The drive twisted and turned in a way that I described many years afterwards, when sitting at a desk in Alexandria... The woods were sleeping now, but who, I wondered, had ridden through them once? What hoof beats had sounded and then died away? What carriage wheels had rolled and vanished? Doublet and hose. Boot and jerkin. Patch and powder . . .7
This is vintage du Maurier experience. Kicky used his imaginative powers to explore the deeply rooted memories of his own mind; Daphne is after the unconscious memory of place. All around she saw clues to the past, ‘footprints in the sand’, ‘imprints of the suffering and the joy’. She believed in this ‘shadow-world that marches a hand’s breadth from our own’8 to the point of keeping the aged, fading wallpaper on her bedroom wall when finally she moved into Menabilly in 1943.

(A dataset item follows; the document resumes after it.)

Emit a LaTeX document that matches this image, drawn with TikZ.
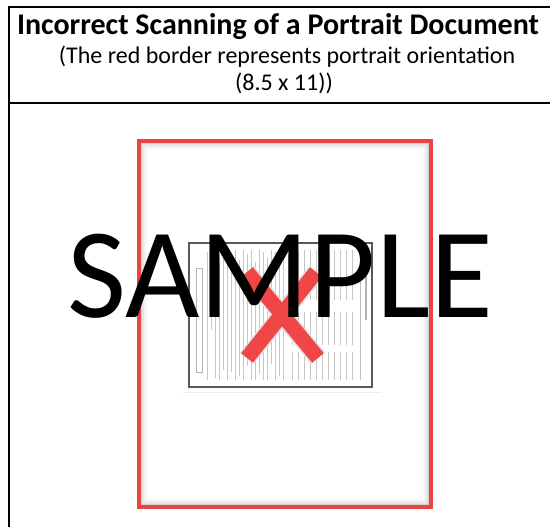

Who can affirm or deny that the houses which have sheltered us as children, or as adults, and our predecessors too, do not have embedded in their walls, one with the dust and cobwebs, one with the overlay of fresh wallpaper and paint, the imprint of what-has-been.9
For Kicky (and for Jung), to know your past was to know yourself. But for Daphne, to sense the past in a place was to know something mysterious about life, a nameless truth that Kicky experienced euphorically in his peak experiences, and that had something to do with the limitation of human perception and the great possibility of what lay beyond.